Adapted from Amplifying Your Effectiveness: Collected Essays. Reprinted by permission. All rights reserved. See below for copyright notice.
James Bach

Once upon a time, I was a developer. I didn't like it. Day in and day out, the pressure wore me down. I rarely felt that my work was good enough. I never felt free to take time off. If I messed up, we would blow a deadline or ship a doggy product. After that experience, being a test manager seemed like a vacation.

Testing is such a vague activity compared to programming—there's lots of wiggle room. All they wanted me to do was find problems.

I used to think that
the role of testing is to find problems.

Finding problems was easy, but not very satisfying in the long run. I wanted to help the product be really good.

I was one of many test specialists in a group of about 400 at Apple. Since our group was called Software Quality Assurance, there was earnest talk about how quality assurance (QA) was more than just testing. One of the other managers circulated a book called Quality Without Tears, by Philip Crosby, as a way to help us see our deeper role in product development. The book spoke of "zero defects," and I became a convert to the philosophy of bug prevention. "You can't test quality into the product" was our mantra.

I used to think that
the role of testing is to assure quality.

Testers can't really assure quality, though. For one thing, perfect quality is an inherently unreachable goal. There are many dimensions to it, and some of them conflict. For another thing, testers don't create quality, so such a role is not really in our power to perform. Even if we think of ourselves only as quality gatekeepers, the rest of the team will tend to take a little less responsibility for quality; they'll figure QA is there to "assure" it—and to receive the brunt of blame if the product isn't good enough.

Besides, the natural instinct of many QA people is to exert control by defining processes and auditing process compliance. The problem is that such an approach slips so easily into moralizing about quality, wherein all of the trade-offs and subtleties of excellence are lost in the glare of slogans and general arguments that good quality is good and bad quality is bad. That's why it's so common for developers to perceive QA as just an annoying buzz in their ears—just another distraction, not a contribution.

In my case, I was rescued from life as a horsefly. My manager took me aside and told me a great secret: It's all about risk—not the search for perfection, but the search for something good enough. That transforms testing and quality assurance into a form of project radar, scanning for the enemy. We are in the project to find important problems fast, not just any old problem at any old pace.

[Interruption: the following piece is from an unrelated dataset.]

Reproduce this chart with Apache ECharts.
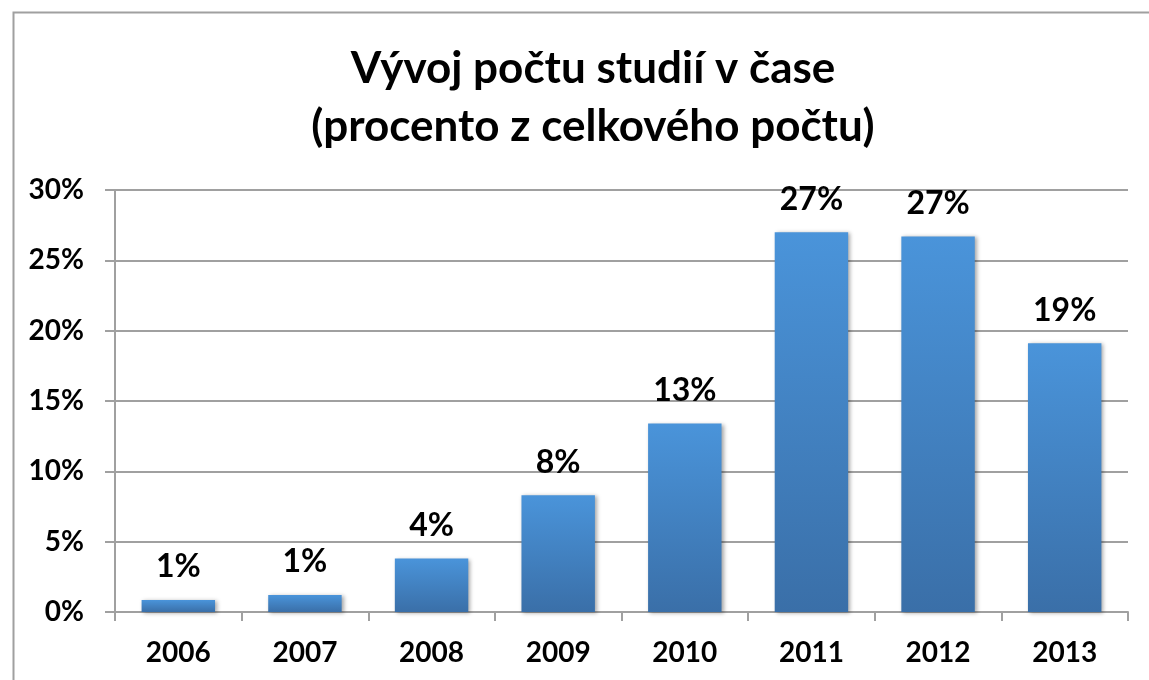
<!DOCTYPE html>
<html>
<head>
<meta charset="utf-8">
<script src="https://cdn.jsdelivr.net/npm/echarts@6/dist/echarts.min.js"></script>
<style>
  html, body { margin: 0; padding: 0; background: #fff; }
  #graph1 { width: 1149px; height: 680px; }
</style>
</head>
<body>
<div id="graph1"></div>
<script>
// data
var years = ['2006', '2007', '2008', '2009', '2010', '2011', '2012', '2013'];
var shares = [0.85, 1.2, 3.8, 8.3, 13.4, 27.0, 26.7, 19.1];   // percent
var yTicks = { min: 0, max: 30, step: 5 };

var option = {
    animation: false,
    backgroundColor: '#fff',
    textStyle: { fontFamily: 'Lato' },
    title: {
        text: 'Vývoj počtu studií v čase\n(procento z celkového počtu)',
        left: 588,
        top: 35,
        textAlign: 'center',
        textStyle: {
            fontFamily: 'Lato',
            fontWeight: 'bold',
            fontSize: 44,
            lineHeight: 58,
            color: '#000'
        }
    },
    graphic: [{
        type: 'rect',
        left: 11,
        top: 10,
        shape: { width: 1300, height: 900 },
        style: { fill: 'none', stroke: '#a0a0a0', lineWidth: 2 },
        silent: true
    }],
    grid: { left: 115, right: 21, top: 190, bottom: 68 },
    xAxis: {
        type: 'category',
        data: years,
        axisLine: { lineStyle: { color: '#a0a0a0', width: 2 } },
        axisTick: { show: true, length: 9, lineStyle: { color: '#a0a0a0', width: 2 } },
        axisLabel: {
            margin: 27,
            color: '#000',
            fontFamily: 'Lato',
            fontWeight: 'bold',
            fontSize: 28
        }
    },
    yAxis: {
        type: 'value',
        min: yTicks.min,
        max: yTicks.max,
        interval: yTicks.step,
        axisLine: { show: true, lineStyle: { color: '#a0a0a0', width: 2 } },
        axisTick: { show: true, length: 10, lineStyle: { color: '#a0a0a0', width: 2 } },
        splitLine: { lineStyle: { color: '#a0a0a0', width: 2 } },
        axisLabel: {
            formatter: '{value}%',
            margin: 31,
            color: '#000',
            fontFamily: 'Lato',
            fontWeight: 'bold',
            fontSize: 28
        }
    },
    series: [{
        type: 'bar',
        data: shares,
        barWidth: '58%',
        itemStyle: {
            color: new echarts.graphic.LinearGradient(0, 0, 0, 1, [
                { offset: 0, color: '#4a94da' },
                { offset: 1, color: '#3a6fa8' }
            ]),
            shadowColor: 'rgba(0,0,0,0.35)',
            shadowBlur: 4,
            shadowOffsetX: 2,
            shadowOffsetY: 1
        },
        label: {
            show: true,
            position: 'top',
            distance: 17,
            color: '#000',
            fontFamily: 'Lato',
            fontWeight: 'bold',
            fontSize: 32,
            formatter: function (p) { return Math.round(p.value) + '%'; }
        }
    }]
};

var myChart = echarts.init(document.getElementById('graph1'));
myChart.setOption(option);
</script>
</body>
</html>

This changed my thinking profoundly. I no longer focused so much on covering the product as completely as I could in my tests, but rather on understanding what parts of the product really needed to be tested and on judging the risk of unknown problems based on known problems.

Thinking about risk brings testers more into alignment with everyone else on the project. Conversations about quality become an examination of what matters, rather than a struggle over who cares about excellence and who doesn't.

I used to think that
the role of testing is to analyze risk.

Risk is important, but it's also kind of an abstract concept, and a downbeat one, at that. One development manager told me he didn't like talking about risk. "It sounds so negative. Hey, we aren't insurance actuaries, we're entrepreneurs. We take risks." He had a point. Reward is really the whole point of the project, right? Can't we find a more expansive and positive view of testing?

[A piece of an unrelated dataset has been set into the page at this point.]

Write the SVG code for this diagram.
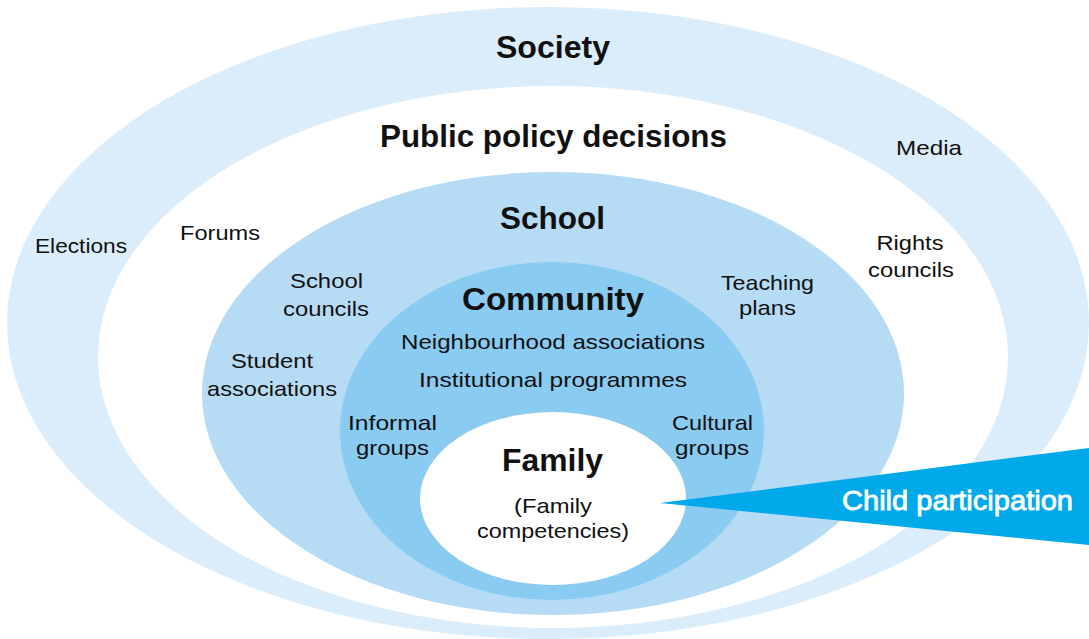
<svg xmlns="http://www.w3.org/2000/svg" width="1089" height="639" viewBox="0 0 1089 639">
<style>
text{font-family:"Liberation Sans",Arial,sans-serif;fill:#111;text-anchor:middle}
.t{font-weight:bold;font-size:31px}
.s{font-size:21px}
.w{fill:#fff;font-size:28px;stroke:#fff;stroke-width:0.8px}
</style>
<rect width="1089" height="639" fill="#fff"/>
<g id="society"><ellipse cx="548" cy="323" rx="541" ry="316" fill="#dbedfa"/>
<text class="t" x="553" y="58" textLength="114" lengthAdjust="spacingAndGlyphs">Society</text>
<text class="s" x="81" y="253" textLength="92" lengthAdjust="spacingAndGlyphs">Elections</text>
<text class="s" x="929" y="155" textLength="66" lengthAdjust="spacingAndGlyphs">Media</text></g>
<g id="policy"><ellipse cx="553" cy="357" rx="455" ry="271" fill="#fff"/>
<text class="t" x="553.5" y="147" textLength="347" lengthAdjust="spacingAndGlyphs">Public policy decisions</text>
<text class="s" x="220" y="240" textLength="80" lengthAdjust="spacingAndGlyphs">Forums</text>
<text class="s" x="910" y="250" textLength="67" lengthAdjust="spacingAndGlyphs">Rights</text>
<text class="s" x="911" y="277" textLength="86" lengthAdjust="spacingAndGlyphs">councils</text></g>
<g id="school"><ellipse cx="553" cy="393.5" rx="351" ry="221.5" fill="#b5dcf4"/>
<text class="t" x="552.5" y="229" textLength="105" lengthAdjust="spacingAndGlyphs">School</text>
<text class="s" x="326.5" y="288" textLength="73" lengthAdjust="spacingAndGlyphs">School</text>
<text class="s" x="326" y="316" textLength="86" lengthAdjust="spacingAndGlyphs">councils</text>
<text class="s" x="272" y="368" textLength="82" lengthAdjust="spacingAndGlyphs">Student</text>
<text class="s" x="272" y="396" textLength="130" lengthAdjust="spacingAndGlyphs">associations</text>
<text class="s" x="767.5" y="290" textLength="93" lengthAdjust="spacingAndGlyphs">Teaching</text>
<text class="s" x="767.5" y="315" textLength="57" lengthAdjust="spacingAndGlyphs">plans</text></g>
<g id="community"><ellipse cx="552" cy="431" rx="212" ry="169" fill="#89cbf1"/>
<text class="t" x="553" y="310" textLength="182" lengthAdjust="spacingAndGlyphs">Community</text>
<text class="s" x="553" y="349" textLength="304" lengthAdjust="spacingAndGlyphs">Neighbourhood associations</text>
<text class="s" x="553" y="387" textLength="268" lengthAdjust="spacingAndGlyphs">Institutional programmes</text>
<text class="s" x="392.5" y="430" textLength="89" lengthAdjust="spacingAndGlyphs">Informal</text>
<text class="s" x="392.5" y="455" textLength="73" lengthAdjust="spacingAndGlyphs">groups</text>
<text class="s" x="712.5" y="430" textLength="81" lengthAdjust="spacingAndGlyphs">Cultural</text>
<text class="s" x="712" y="455" textLength="74" lengthAdjust="spacingAndGlyphs">groups</text></g>
<g id="family"><ellipse cx="553" cy="498.5" rx="133" ry="86.5" fill="#fff"/>
<text class="t" x="552.5" y="471" textLength="101" lengthAdjust="spacingAndGlyphs">Family</text>
<text class="s" x="553" y="513" textLength="78" lengthAdjust="spacingAndGlyphs">(Family</text>
<text class="s" x="553" y="538" textLength="152" lengthAdjust="spacingAndGlyphs">competencies)</text></g>
<g id="connectors"><g id="child-participation"><polygon points="660,503 1089,448 1089,545" fill="#00a9e9"/>
<text class="w" x="957.5" y="510" textLength="231" lengthAdjust="spacingAndGlyphs">Child participation</text></g></g>
</svg>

Certainly the point of testing is to help find problems, analyze risk, and assure quality, but there is a more essential way of looking at our role: We light the way. Without testing, projects blunder along in the dark, tripping over obstacles and falling over cliffs. The testing process focuses light where it's needed to help developers and management know where they are, where they ought to go, and when they have arrived.

Today, I think the role of testing is to bring vital information to light in support of the grand mission of creating great products and running the business. That includes finding problems, assessing quality, analyzing risk, and in any other way helping the team to understand what's going on.

I wonder what I'll think testing is tomorrow.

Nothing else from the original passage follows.